[Records with drawing code]
—————

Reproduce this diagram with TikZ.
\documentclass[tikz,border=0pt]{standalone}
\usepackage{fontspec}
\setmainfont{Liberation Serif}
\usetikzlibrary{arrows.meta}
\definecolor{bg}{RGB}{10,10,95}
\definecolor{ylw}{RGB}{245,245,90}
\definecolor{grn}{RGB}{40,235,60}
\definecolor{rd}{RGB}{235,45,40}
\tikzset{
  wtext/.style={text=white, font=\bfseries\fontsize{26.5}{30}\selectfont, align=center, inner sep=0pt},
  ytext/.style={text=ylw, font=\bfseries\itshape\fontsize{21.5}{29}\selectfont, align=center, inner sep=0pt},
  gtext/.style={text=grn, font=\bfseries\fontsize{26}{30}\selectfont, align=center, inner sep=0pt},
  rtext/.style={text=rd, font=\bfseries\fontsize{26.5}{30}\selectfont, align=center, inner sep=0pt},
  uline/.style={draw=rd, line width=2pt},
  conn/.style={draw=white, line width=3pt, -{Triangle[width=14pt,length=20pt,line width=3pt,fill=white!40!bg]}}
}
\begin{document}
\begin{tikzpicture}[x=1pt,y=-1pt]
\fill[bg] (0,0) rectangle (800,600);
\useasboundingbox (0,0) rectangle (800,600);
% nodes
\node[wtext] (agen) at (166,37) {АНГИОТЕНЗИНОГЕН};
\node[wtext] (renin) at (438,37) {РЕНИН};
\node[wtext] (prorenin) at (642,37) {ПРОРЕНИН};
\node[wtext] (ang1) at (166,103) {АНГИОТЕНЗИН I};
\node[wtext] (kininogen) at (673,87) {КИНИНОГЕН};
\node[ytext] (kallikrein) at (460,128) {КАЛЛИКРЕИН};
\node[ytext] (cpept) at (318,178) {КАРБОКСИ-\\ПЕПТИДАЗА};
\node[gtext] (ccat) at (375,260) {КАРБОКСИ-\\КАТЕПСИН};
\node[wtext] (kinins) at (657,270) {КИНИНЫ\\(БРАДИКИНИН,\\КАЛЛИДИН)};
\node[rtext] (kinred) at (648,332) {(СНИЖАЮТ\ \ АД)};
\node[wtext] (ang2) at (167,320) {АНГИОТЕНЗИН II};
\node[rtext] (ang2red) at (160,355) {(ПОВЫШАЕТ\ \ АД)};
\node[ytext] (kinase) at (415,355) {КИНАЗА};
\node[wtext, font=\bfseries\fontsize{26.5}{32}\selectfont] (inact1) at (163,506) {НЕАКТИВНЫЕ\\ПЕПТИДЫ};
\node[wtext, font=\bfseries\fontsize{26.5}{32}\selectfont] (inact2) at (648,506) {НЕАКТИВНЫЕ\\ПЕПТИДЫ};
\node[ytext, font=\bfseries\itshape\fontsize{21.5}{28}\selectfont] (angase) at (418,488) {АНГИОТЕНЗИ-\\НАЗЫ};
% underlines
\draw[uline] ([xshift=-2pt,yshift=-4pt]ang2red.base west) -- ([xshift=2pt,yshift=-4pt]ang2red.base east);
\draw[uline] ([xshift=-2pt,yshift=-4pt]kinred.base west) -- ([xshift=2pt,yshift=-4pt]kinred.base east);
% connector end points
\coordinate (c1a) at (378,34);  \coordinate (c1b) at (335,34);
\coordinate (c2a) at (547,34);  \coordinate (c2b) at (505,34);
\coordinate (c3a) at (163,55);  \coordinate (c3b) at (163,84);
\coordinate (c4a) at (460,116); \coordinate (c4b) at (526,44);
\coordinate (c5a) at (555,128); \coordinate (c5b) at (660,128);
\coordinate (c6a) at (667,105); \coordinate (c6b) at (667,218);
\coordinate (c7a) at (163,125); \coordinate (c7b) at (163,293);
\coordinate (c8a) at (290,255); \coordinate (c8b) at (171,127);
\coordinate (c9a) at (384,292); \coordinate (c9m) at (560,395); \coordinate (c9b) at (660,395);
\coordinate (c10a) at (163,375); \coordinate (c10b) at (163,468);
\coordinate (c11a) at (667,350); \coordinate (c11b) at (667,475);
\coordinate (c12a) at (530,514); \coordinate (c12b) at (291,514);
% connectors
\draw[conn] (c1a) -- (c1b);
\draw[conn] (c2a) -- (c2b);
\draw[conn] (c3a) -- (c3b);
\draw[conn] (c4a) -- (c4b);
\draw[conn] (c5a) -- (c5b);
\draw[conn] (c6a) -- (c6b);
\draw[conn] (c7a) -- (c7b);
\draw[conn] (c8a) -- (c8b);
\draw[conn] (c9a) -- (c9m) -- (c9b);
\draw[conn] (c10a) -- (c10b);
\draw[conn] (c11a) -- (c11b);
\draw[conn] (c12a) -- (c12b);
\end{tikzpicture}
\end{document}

—————

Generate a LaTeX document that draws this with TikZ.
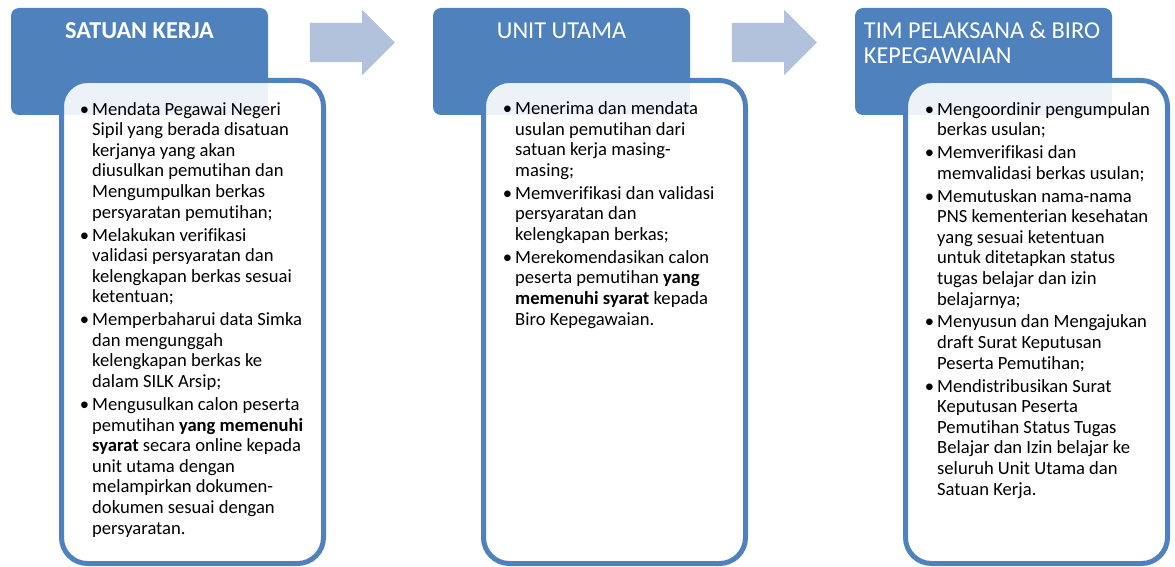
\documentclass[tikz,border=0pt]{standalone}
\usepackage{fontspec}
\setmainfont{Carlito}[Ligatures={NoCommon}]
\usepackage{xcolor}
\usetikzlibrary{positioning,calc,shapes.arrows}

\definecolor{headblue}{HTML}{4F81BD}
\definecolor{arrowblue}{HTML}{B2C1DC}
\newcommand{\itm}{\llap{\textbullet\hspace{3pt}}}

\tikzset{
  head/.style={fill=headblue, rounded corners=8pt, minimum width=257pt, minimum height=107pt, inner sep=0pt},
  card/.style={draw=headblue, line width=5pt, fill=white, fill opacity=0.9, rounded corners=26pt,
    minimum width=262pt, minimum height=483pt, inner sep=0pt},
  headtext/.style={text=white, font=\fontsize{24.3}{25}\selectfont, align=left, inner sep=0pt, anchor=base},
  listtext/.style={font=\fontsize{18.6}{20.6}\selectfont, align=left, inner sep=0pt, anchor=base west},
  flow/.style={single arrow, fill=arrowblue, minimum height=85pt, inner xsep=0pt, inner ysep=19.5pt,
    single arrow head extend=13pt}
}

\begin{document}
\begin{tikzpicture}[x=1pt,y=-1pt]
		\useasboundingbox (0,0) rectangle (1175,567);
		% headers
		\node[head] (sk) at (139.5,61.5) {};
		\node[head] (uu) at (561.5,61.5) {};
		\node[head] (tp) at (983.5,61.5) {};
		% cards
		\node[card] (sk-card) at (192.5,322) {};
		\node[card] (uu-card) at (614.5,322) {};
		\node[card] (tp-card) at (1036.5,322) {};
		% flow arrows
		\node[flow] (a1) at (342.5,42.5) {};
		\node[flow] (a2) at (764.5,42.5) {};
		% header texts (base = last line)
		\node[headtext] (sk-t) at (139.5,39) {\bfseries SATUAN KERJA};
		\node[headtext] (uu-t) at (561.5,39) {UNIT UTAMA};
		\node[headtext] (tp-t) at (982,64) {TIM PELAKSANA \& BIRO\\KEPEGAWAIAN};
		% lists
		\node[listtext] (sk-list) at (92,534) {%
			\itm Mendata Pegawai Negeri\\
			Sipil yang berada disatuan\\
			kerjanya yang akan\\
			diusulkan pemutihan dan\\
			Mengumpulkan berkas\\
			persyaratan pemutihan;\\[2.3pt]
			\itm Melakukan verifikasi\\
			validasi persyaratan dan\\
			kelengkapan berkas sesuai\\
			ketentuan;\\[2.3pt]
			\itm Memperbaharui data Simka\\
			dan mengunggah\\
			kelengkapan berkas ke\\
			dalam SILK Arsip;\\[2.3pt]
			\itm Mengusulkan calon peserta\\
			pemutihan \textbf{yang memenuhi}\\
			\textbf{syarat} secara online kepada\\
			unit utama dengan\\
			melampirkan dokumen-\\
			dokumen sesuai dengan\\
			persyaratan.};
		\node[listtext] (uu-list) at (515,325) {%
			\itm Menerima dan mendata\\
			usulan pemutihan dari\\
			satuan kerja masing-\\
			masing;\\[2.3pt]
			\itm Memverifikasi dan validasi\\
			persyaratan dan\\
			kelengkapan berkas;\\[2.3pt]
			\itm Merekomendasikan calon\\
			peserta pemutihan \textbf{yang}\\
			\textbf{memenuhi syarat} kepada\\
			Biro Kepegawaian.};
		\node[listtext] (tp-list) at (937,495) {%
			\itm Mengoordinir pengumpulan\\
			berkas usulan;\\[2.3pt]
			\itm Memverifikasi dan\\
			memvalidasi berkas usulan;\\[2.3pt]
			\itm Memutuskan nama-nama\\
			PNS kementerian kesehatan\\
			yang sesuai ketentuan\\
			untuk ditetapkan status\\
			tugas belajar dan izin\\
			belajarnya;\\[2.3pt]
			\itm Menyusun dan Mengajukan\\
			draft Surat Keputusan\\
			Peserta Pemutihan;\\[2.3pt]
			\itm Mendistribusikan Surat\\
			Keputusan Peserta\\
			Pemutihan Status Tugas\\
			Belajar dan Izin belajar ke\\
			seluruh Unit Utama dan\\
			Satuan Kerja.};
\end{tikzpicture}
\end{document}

—————

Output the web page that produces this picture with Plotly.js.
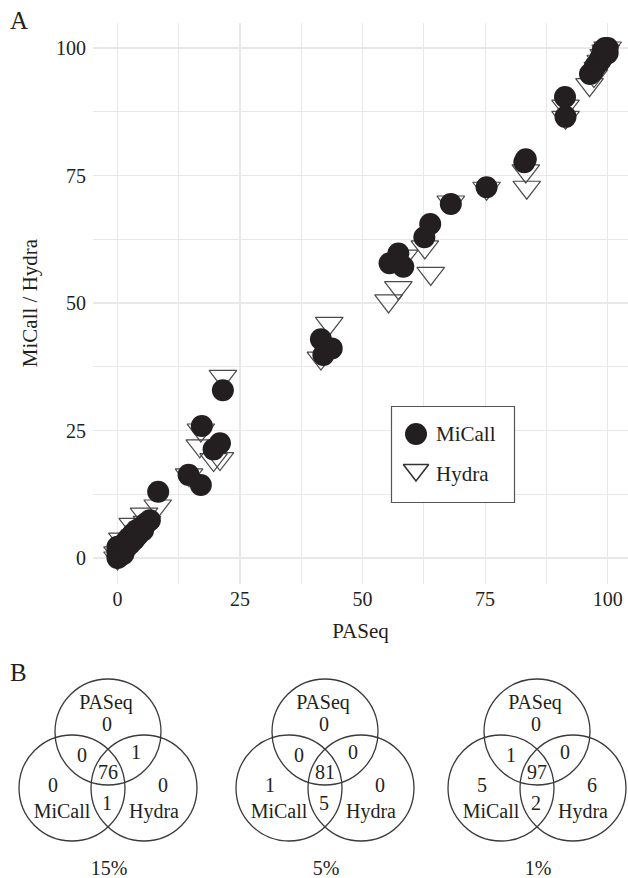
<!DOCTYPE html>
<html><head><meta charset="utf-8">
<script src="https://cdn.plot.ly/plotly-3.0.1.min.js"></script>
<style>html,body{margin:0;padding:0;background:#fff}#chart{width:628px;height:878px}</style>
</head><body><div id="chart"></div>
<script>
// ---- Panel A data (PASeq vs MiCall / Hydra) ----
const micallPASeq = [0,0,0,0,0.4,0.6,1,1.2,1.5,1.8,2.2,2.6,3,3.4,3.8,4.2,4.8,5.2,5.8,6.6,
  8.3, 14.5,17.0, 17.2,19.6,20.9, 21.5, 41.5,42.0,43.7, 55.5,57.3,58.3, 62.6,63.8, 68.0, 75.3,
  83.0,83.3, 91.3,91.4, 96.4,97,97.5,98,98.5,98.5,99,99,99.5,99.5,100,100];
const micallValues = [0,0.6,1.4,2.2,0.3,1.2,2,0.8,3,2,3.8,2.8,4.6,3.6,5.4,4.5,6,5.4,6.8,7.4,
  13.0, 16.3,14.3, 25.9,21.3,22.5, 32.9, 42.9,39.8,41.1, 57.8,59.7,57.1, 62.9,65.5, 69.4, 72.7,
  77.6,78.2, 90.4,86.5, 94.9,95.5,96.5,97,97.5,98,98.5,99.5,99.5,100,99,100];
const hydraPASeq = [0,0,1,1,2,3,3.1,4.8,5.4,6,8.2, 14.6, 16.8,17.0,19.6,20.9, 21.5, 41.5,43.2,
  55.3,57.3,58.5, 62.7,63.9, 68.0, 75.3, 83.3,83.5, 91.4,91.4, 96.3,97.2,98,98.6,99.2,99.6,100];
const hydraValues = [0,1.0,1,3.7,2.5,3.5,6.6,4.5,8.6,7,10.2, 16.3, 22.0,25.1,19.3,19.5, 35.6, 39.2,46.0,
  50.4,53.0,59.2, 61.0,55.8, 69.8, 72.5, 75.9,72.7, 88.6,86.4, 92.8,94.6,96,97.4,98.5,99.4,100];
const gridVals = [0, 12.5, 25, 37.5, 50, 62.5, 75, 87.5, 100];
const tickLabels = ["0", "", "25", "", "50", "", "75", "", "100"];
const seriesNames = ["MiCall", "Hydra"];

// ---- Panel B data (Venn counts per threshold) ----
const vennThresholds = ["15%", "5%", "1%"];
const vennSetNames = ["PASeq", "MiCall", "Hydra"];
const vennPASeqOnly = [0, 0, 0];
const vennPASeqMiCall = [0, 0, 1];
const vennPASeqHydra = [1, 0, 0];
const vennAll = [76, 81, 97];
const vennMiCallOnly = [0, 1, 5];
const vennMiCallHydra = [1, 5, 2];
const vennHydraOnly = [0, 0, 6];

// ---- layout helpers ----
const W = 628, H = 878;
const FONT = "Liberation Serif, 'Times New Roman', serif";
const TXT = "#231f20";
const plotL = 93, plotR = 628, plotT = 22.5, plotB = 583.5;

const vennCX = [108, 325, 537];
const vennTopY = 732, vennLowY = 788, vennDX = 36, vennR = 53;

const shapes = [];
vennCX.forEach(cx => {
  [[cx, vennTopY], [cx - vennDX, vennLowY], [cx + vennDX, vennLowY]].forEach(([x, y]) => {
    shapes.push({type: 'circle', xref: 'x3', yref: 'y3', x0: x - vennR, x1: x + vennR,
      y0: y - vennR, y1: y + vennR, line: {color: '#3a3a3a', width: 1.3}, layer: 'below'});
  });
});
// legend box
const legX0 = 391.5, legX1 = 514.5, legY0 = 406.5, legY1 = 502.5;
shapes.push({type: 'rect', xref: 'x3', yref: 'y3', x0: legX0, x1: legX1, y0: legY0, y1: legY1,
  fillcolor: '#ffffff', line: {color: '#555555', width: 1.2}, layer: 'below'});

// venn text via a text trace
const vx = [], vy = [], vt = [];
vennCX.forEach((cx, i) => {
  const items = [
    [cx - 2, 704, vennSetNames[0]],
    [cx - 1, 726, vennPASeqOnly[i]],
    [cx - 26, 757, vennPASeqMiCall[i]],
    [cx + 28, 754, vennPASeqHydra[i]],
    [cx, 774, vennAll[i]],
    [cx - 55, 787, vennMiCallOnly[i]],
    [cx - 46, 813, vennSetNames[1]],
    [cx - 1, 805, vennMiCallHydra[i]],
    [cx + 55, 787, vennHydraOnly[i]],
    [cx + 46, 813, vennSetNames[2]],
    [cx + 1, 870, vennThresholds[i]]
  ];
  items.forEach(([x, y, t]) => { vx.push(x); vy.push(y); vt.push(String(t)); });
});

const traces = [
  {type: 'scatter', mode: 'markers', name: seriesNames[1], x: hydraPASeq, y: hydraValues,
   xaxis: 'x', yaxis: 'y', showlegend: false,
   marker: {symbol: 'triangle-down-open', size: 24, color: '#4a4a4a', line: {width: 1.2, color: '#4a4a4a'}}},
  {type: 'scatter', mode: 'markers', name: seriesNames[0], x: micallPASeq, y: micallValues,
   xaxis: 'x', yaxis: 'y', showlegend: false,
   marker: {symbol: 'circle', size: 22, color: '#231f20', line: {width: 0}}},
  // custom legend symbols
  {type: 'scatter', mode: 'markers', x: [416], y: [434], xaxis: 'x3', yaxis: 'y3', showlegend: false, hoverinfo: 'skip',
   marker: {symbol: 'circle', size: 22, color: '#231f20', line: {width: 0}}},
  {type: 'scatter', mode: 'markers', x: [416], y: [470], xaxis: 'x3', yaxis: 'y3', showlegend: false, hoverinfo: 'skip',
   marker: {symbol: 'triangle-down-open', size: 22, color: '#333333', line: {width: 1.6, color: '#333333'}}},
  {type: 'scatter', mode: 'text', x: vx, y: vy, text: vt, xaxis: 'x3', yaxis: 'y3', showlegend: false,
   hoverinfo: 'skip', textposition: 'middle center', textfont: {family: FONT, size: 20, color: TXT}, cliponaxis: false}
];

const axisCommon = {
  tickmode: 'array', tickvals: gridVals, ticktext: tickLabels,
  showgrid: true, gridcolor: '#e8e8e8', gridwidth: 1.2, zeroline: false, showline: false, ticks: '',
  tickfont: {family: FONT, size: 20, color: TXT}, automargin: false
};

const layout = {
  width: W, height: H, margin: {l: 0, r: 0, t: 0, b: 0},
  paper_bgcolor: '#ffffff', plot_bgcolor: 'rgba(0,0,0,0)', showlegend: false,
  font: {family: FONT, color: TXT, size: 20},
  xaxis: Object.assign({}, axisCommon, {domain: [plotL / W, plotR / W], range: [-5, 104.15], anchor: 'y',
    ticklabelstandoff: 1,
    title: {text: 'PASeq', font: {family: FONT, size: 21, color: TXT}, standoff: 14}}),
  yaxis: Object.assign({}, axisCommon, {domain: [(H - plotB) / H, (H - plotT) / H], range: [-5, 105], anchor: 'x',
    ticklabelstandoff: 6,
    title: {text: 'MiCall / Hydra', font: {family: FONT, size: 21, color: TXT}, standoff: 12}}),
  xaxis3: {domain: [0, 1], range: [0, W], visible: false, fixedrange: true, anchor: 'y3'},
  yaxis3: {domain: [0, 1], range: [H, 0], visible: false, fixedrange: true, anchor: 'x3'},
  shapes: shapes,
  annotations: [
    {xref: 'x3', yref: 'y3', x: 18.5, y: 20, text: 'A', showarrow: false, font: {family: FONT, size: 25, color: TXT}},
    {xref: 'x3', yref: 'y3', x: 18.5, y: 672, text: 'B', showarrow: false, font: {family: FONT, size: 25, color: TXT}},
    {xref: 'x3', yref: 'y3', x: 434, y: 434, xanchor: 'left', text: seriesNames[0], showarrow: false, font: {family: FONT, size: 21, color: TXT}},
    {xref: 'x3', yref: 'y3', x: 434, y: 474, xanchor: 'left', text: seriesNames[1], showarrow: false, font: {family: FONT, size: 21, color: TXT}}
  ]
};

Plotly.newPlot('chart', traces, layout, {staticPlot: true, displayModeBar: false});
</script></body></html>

—————

Take the lines from the one holding "Output the web" to the one holding "const vennHydraOnly = [0, 0, 6];", both lines included, and give them again exactly, with no pictures.

Output the web page that produces this picture with Plotly.js.
<!DOCTYPE html>
<html><head><meta charset="utf-8">
<script src="https://cdn.plot.ly/plotly-3.0.1.min.js"></script>
<style>html,body{margin:0;padding:0;background:#fff}#chart{width:628px;height:878px}</style>
</head><body><div id="chart"></div>
<script>
// ---- Panel A data (PASeq vs MiCall / Hydra) ----
const micallPASeq = [0,0,0,0,0.4,0.6,1,1.2,1.5,1.8,2.2,2.6,3,3.4,3.8,4.2,4.8,5.2,5.8,6.6,
  8.3, 14.5,17.0, 17.2,19.6,20.9, 21.5, 41.5,42.0,43.7, 55.5,57.3,58.3, 62.6,63.8, 68.0, 75.3,
  83.0,83.3, 91.3,91.4, 96.4,97,97.5,98,98.5,98.5,99,99,99.5,99.5,100,100];
const micallValues = [0,0.6,1.4,2.2,0.3,1.2,2,0.8,3,2,3.8,2.8,4.6,3.6,5.4,4.5,6,5.4,6.8,7.4,
  13.0, 16.3,14.3, 25.9,21.3,22.5, 32.9, 42.9,39.8,41.1, 57.8,59.7,57.1, 62.9,65.5, 69.4, 72.7,
  77.6,78.2, 90.4,86.5, 94.9,95.5,96.5,97,97.5,98,98.5,99.5,99.5,100,99,100];
const hydraPASeq = [0,0,1,1,2,3,3.1,4.8,5.4,6,8.2, 14.6, 16.8,17.0,19.6,20.9, 21.5, 41.5,43.2,
  55.3,57.3,58.5, 62.7,63.9, 68.0, 75.3, 83.3,83.5, 91.4,91.4, 96.3,97.2,98,98.6,99.2,99.6,100];
const hydraValues = [0,1.0,1,3.7,2.5,3.5,6.6,4.5,8.6,7,10.2, 16.3, 22.0,25.1,19.3,19.5, 35.6, 39.2,46.0,
  50.4,53.0,59.2, 61.0,55.8, 69.8, 72.5, 75.9,72.7, 88.6,86.4, 92.8,94.6,96,97.4,98.5,99.4,100];
const gridVals = [0, 12.5, 25, 37.5, 50, 62.5, 75, 87.5, 100];
const tickLabels = ["0", "", "25", "", "50", "", "75", "", "100"];
const seriesNames = ["MiCall", "Hydra"];

// ---- Panel B data (Venn counts per threshold) ----
const vennThresholds = ["15%", "5%", "1%"];
const vennSetNames = ["PASeq", "MiCall", "Hydra"];
const vennPASeqOnly = [0, 0, 0];
const vennPASeqMiCall = [0, 0, 1];
const vennPASeqHydra = [1, 0, 0];
const vennAll = [76, 81, 97];
const vennMiCallOnly = [0, 1, 5];
const vennMiCallHydra = [1, 5, 2];
const vennHydraOnly = [0, 0, 6];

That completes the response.